Model 1: lm(log10(Price) ~ log10(Weight))

Intepretation

The table shows that for every unit increase in weight there is a 0.604 increase in the price of a book.

Thus the equation of the regression line in table 1.1 follows:

log10_Price_hat = 0.52 + 0.604 * Log10_Weight

The intercept 0.52 is the average price for those books that had a weight of 0, however this really does not have a practical interpretation since weight of 0 practically means nothing.

Furthermore, I also decided to make a different model using the Format variable as a categorical explanatory variable.

Table 1.2

Model 2: lm(log10_Price ~ Format)

Interpretation

The intercept corresponds to the mean log10_Price of Board Books of 0.853.
Format: Hardcover corresponds to books with hard cover formats and the value is +0.438 is the difference between the mean log10_Price relative to Board Books.

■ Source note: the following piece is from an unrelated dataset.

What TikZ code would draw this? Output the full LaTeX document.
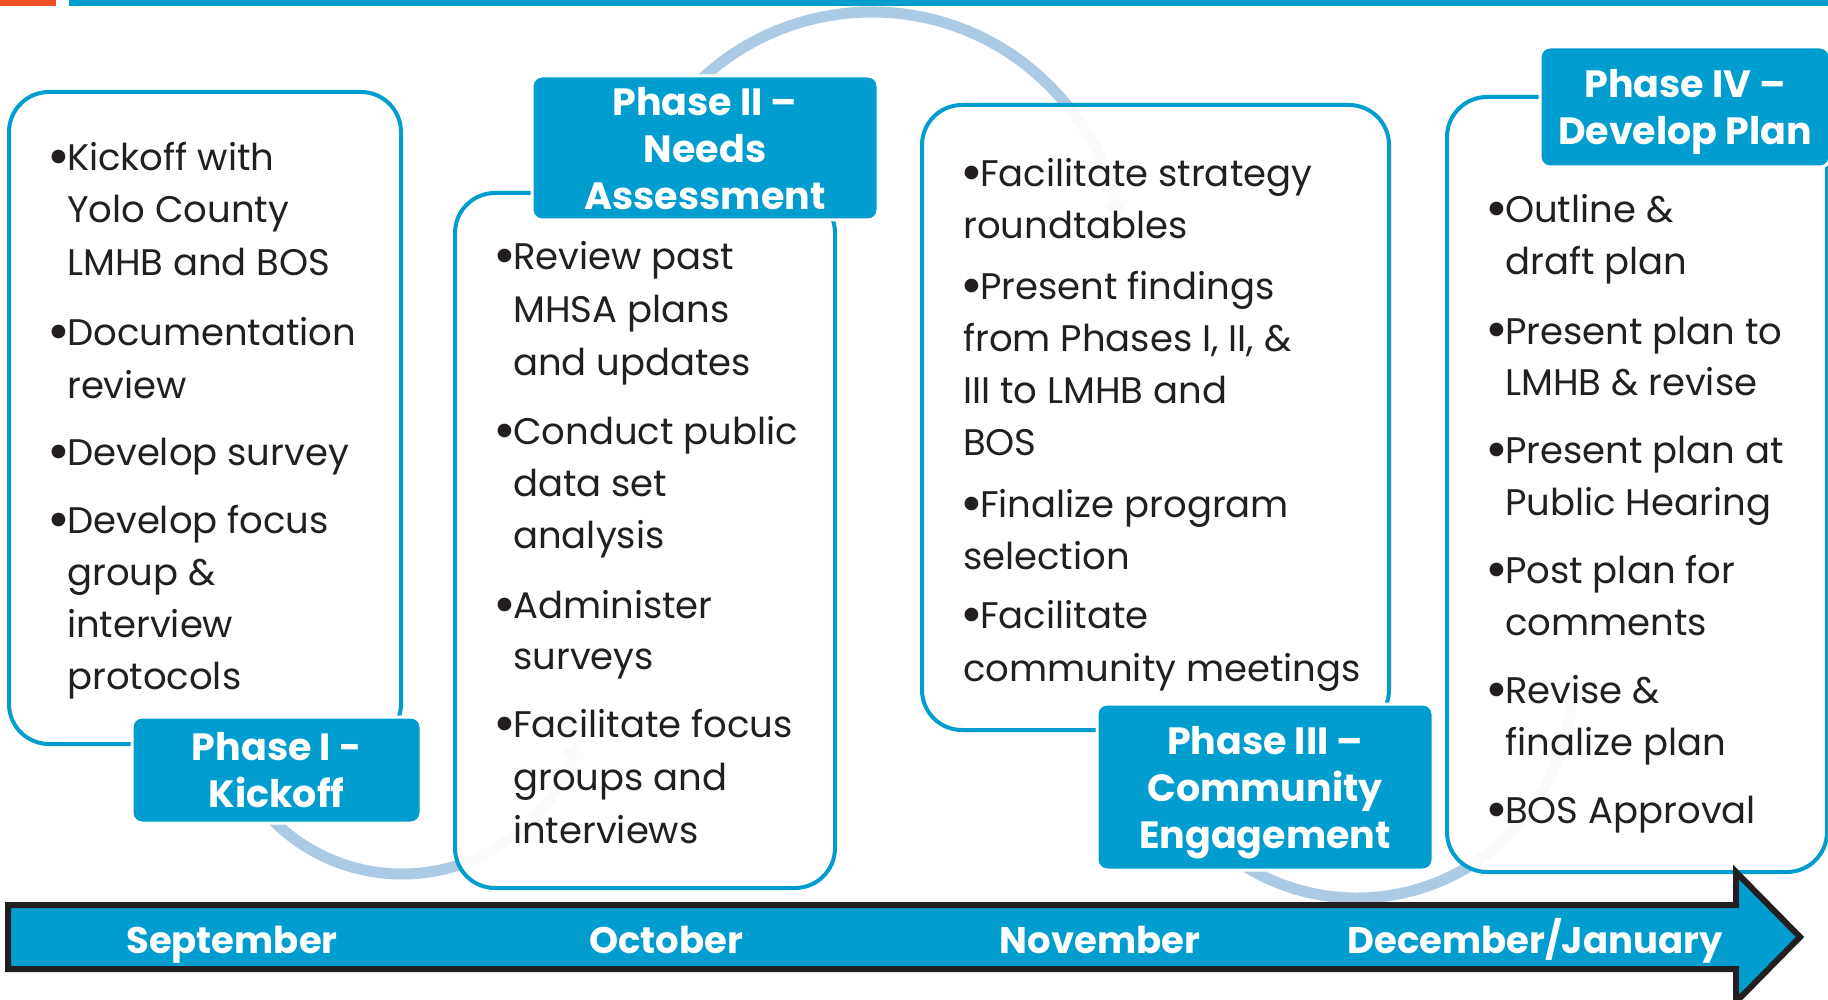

Essentially, the mean log10_Price of books with Hardcovers is 0.853 + 0.438 = 1.291.
Format: Paperback corresponds to books with paperback formats and the value is +0.247 is the difference between the mean log10_Price relative to Board Books. Essentially, the mean log10_Price of books with Hardcovers is 0.853 + 0.247 = 1.1.

Lastly, to assess the models, I used sum of squared residuals and r- squared to compare the models and make a selection.

I run these assessments in the R source code for my analysis which is publicly available on Kaggle.

Sum of Squared Residuals (Model 1)

The results of the sum of squared residuals was 15.8 for model 1.

Sum of Squared Residuals (Model 2)

The results of the sum of squared residuals was 26.3 for model 2.

R-Squared (Model 1)

The results of R-Squared was 0.558 for model 1.

R-Squared (Model 2)

The results of R-Squared was 0.262 for model 2.

Model Selection

Based on the Sum of Squared Residuals Assessment, the first model is more appropriate for predictions as it has a lower sum of squared residuals.

Lastly, based on the R-Squared values computed Model 1 accounts for a higher variation than Model 2 as it accounts for more than 50% of the variation.

The fiction Genre was the most popular book genre in the dataset. It is likely that you can predict the prices of books based on the weight of the books.